▶ _TASK PROMPT_: Reproduce exactly only the lines from the line that holds "Reproduce this chart with matplotlib." to the line that holds "from matplotlib.patches import Rectangle", inclusive, in the listing below, and please leave out every picture.

▶ _RAW RECORDS_:
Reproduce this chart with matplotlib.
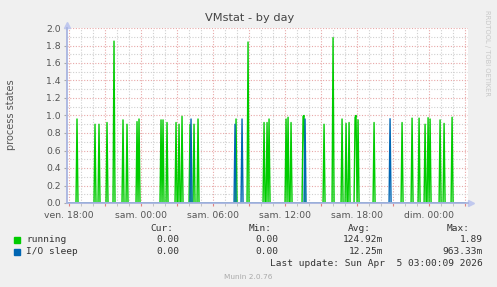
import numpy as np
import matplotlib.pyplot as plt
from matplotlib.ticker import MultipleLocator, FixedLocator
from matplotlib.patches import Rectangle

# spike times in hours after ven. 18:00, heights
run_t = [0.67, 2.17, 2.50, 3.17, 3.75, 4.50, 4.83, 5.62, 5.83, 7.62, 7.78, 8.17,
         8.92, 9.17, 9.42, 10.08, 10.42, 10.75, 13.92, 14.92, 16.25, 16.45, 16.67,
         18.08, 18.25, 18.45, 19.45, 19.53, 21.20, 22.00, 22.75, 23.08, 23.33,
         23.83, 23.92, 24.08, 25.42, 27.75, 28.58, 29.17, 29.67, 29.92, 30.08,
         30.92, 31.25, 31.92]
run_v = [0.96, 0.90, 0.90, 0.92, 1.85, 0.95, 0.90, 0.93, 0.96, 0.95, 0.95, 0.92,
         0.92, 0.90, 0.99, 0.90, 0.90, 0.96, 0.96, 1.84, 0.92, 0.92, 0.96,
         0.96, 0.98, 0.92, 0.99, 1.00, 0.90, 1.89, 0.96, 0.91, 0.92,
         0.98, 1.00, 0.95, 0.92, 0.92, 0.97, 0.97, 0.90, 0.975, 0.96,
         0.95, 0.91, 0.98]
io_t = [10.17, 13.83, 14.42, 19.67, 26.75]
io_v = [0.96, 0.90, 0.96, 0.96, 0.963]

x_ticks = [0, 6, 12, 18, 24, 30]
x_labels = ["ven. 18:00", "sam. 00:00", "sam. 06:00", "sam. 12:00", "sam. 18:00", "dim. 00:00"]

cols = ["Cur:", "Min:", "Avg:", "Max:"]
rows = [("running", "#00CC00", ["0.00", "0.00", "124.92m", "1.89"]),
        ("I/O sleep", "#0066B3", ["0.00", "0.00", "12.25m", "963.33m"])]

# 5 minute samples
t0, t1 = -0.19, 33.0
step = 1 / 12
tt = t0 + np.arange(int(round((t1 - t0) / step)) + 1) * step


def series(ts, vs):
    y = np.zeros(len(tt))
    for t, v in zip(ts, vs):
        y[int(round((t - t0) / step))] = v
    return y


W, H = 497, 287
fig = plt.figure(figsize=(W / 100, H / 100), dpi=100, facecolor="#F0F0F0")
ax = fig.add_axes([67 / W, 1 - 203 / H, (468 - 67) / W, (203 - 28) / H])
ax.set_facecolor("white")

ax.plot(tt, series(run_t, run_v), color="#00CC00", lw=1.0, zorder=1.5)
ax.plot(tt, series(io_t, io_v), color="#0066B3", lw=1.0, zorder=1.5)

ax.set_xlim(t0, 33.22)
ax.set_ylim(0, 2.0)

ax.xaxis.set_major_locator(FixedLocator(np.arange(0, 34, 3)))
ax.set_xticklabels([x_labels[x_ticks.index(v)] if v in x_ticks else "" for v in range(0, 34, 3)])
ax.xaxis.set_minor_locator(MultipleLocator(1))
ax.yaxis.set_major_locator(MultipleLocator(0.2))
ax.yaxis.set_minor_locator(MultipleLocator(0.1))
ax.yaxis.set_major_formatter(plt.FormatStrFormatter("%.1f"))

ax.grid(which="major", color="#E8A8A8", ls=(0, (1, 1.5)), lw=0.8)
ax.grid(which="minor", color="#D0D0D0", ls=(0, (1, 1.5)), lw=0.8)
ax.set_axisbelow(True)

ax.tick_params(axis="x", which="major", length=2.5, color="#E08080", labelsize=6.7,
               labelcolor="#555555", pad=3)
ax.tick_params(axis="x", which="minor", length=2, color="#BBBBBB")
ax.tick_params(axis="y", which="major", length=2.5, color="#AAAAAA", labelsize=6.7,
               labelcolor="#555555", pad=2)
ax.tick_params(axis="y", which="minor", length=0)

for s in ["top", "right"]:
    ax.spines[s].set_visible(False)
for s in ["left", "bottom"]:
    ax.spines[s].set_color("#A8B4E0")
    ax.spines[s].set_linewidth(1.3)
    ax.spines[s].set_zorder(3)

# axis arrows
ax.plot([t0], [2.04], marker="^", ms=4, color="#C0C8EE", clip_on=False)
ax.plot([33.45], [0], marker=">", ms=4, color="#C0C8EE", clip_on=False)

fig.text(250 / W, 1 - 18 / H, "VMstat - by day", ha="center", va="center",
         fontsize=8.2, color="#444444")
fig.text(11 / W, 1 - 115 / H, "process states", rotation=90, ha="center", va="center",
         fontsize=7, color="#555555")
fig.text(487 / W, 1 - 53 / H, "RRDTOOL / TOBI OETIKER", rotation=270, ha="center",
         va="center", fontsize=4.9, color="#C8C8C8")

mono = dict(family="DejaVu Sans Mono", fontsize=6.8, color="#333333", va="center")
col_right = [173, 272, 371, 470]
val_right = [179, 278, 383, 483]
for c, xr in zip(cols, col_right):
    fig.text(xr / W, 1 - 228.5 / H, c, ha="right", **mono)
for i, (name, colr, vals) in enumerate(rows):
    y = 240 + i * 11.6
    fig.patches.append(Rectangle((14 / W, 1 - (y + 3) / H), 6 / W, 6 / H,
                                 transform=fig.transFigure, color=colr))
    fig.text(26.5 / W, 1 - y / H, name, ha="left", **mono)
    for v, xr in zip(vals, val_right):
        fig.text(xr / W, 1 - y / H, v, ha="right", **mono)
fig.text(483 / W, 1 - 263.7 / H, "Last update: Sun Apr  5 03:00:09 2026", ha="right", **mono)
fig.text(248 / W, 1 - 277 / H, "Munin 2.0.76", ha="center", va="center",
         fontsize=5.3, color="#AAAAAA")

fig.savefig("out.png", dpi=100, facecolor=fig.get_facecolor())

...

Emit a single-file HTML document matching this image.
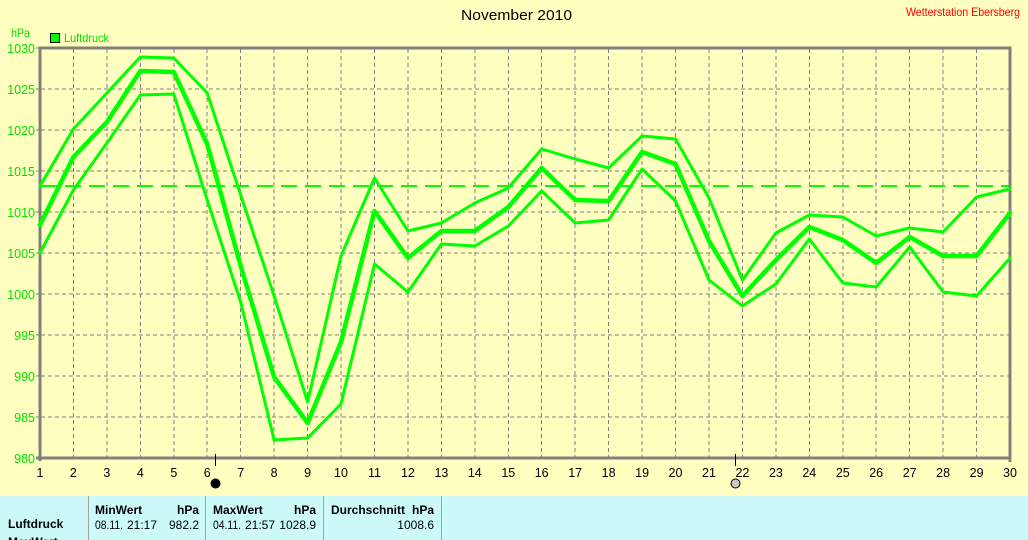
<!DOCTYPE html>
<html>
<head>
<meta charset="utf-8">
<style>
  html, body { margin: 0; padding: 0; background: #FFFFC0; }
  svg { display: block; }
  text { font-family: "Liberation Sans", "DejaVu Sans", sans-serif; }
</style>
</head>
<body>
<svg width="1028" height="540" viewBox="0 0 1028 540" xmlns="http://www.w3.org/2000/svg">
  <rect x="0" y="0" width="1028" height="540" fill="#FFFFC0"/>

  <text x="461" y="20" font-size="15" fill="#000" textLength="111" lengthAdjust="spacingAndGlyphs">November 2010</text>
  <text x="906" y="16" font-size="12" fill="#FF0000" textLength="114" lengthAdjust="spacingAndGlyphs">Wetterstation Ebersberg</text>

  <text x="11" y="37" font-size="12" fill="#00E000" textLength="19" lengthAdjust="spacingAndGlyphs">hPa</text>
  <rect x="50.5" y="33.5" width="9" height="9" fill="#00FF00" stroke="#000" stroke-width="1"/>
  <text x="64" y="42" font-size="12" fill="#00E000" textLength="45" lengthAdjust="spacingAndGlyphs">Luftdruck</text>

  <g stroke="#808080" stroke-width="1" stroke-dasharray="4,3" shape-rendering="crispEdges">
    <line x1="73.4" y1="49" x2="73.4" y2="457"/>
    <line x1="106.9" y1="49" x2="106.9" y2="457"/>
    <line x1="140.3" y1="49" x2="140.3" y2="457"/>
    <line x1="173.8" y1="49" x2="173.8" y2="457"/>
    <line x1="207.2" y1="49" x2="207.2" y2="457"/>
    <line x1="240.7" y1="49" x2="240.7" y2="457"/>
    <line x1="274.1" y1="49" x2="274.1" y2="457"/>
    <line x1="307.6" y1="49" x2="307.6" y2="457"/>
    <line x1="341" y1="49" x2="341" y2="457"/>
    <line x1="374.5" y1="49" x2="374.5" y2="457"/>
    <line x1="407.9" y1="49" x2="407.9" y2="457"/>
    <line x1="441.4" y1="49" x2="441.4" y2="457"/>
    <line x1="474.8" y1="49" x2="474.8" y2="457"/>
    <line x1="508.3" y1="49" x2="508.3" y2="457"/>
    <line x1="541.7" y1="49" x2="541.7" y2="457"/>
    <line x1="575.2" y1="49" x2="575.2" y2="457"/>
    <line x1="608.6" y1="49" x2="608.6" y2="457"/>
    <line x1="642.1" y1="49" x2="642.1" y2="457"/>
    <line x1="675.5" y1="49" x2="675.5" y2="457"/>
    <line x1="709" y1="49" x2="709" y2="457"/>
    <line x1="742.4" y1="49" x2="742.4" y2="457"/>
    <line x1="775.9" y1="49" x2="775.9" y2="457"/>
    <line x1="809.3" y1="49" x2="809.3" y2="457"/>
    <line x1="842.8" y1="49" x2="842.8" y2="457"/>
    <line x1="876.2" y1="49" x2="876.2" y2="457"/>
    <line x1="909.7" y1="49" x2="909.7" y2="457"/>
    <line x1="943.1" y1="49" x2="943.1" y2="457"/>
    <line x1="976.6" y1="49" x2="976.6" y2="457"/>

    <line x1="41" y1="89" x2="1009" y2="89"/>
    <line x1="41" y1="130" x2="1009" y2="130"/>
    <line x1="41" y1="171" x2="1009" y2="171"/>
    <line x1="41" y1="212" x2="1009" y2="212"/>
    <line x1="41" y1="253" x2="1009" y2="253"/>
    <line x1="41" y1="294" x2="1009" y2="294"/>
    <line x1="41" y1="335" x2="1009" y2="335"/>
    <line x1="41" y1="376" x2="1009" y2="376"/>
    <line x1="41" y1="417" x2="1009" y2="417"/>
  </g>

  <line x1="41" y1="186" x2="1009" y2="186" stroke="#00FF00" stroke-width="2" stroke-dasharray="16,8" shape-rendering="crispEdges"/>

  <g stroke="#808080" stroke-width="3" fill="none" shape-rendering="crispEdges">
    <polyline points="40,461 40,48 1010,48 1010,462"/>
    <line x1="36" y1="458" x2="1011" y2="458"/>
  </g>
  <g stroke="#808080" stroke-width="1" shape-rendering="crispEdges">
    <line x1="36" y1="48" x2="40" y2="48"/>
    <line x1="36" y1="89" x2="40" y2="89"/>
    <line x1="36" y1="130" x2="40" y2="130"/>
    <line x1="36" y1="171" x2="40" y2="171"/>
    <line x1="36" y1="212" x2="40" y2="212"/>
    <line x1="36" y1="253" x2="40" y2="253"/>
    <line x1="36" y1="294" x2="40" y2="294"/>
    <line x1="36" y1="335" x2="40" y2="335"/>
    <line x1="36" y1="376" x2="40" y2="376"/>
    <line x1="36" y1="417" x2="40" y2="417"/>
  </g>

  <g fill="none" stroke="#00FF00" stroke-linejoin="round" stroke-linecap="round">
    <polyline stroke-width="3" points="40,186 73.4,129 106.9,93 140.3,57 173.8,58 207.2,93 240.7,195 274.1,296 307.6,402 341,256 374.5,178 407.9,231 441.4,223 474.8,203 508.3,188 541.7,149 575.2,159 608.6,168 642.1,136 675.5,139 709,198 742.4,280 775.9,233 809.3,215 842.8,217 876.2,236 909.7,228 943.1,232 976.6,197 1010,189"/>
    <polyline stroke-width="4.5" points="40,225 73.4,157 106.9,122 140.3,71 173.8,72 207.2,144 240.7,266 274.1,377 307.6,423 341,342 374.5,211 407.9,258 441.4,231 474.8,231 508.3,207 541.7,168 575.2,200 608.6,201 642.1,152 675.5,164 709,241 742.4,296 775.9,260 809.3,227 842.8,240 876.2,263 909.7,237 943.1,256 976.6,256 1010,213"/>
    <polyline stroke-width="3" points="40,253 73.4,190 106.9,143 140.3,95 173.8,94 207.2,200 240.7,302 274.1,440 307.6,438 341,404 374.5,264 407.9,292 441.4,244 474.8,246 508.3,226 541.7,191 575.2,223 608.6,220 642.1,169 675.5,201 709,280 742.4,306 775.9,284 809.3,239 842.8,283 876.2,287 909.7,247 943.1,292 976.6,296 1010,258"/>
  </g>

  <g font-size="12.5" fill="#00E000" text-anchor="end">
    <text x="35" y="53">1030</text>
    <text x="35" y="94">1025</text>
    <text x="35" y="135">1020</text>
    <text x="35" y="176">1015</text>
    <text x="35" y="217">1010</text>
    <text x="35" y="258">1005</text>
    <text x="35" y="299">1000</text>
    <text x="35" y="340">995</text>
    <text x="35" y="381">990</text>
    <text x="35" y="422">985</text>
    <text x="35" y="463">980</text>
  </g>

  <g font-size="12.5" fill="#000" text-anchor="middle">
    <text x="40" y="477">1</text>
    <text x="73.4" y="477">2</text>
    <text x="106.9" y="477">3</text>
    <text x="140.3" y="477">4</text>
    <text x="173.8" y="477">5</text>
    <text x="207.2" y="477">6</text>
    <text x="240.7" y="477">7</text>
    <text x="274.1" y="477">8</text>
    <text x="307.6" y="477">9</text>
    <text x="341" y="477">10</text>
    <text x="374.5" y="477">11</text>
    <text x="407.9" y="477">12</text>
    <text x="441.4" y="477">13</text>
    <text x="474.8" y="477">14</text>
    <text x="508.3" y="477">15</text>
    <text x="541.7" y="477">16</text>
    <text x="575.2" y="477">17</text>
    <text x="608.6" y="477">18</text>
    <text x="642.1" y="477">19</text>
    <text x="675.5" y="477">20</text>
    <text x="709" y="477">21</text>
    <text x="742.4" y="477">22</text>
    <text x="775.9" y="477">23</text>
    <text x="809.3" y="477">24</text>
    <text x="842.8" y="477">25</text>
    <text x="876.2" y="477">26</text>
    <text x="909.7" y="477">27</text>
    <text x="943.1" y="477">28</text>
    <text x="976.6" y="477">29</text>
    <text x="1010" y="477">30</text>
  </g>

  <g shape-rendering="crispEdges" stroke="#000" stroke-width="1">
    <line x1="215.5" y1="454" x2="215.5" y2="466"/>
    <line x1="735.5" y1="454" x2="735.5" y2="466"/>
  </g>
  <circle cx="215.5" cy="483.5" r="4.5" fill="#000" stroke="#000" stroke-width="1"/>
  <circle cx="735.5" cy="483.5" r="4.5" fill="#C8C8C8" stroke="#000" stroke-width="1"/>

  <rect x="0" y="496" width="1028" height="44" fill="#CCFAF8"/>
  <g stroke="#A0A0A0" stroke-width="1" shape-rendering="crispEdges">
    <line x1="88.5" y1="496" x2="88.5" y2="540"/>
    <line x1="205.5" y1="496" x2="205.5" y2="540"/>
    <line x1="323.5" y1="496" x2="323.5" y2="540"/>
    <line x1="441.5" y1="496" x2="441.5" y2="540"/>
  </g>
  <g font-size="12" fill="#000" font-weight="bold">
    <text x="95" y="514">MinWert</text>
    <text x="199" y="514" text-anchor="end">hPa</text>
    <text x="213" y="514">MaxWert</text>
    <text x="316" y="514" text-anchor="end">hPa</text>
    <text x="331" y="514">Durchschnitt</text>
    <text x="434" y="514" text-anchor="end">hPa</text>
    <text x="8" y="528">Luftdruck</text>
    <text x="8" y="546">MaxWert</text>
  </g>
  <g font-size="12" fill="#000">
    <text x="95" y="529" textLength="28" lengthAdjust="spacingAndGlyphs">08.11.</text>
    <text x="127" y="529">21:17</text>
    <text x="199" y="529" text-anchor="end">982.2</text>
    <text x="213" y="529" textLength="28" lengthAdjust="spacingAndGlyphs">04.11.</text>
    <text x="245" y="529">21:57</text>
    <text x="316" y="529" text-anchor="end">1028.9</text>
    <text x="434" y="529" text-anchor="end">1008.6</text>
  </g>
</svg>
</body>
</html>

...

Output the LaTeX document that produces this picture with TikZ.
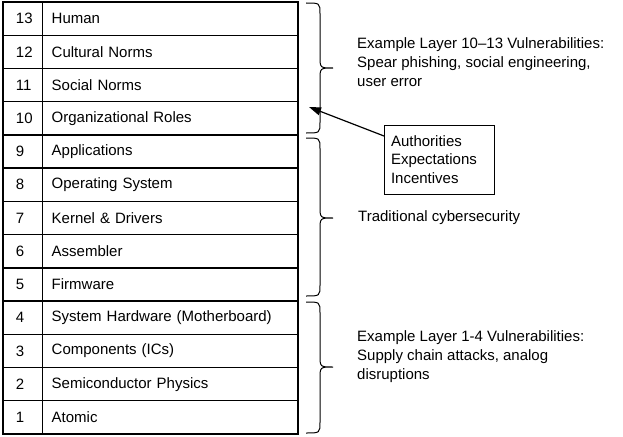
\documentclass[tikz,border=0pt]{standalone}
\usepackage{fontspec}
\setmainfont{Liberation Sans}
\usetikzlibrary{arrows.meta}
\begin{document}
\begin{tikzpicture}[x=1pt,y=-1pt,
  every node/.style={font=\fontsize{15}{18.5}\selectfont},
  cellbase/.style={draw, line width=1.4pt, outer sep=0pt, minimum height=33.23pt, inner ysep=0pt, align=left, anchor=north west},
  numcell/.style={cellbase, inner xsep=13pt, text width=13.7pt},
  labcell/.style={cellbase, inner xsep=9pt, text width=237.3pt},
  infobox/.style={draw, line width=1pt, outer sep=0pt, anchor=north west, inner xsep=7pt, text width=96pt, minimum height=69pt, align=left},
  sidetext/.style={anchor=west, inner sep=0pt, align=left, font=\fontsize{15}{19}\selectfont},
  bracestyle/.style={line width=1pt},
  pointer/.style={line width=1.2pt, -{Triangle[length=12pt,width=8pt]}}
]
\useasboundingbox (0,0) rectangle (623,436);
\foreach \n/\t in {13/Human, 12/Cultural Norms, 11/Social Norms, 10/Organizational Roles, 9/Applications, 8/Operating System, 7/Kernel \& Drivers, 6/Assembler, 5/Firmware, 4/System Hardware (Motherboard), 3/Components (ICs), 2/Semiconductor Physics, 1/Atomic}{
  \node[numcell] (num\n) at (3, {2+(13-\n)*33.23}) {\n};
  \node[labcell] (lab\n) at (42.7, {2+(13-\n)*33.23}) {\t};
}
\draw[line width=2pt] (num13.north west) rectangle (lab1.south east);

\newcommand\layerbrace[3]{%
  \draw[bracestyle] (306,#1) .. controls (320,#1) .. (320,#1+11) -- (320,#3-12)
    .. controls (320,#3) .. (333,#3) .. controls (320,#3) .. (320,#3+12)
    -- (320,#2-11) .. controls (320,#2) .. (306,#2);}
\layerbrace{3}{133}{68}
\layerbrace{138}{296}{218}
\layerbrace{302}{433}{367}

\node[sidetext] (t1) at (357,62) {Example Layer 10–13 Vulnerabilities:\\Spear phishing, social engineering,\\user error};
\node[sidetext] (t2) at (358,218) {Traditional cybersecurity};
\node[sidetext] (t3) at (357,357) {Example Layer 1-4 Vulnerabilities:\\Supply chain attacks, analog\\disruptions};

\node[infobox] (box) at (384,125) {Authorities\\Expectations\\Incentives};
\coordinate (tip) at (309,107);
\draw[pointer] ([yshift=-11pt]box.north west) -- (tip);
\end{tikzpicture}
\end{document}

▶ _OUTPUT_:
Reproduce this chart with matplotlib.
import numpy as np
import matplotlib.pyplot as plt
from matplotlib.ticker import MultipleLocator, FixedLocator
from matplotlib.patches import Rectangle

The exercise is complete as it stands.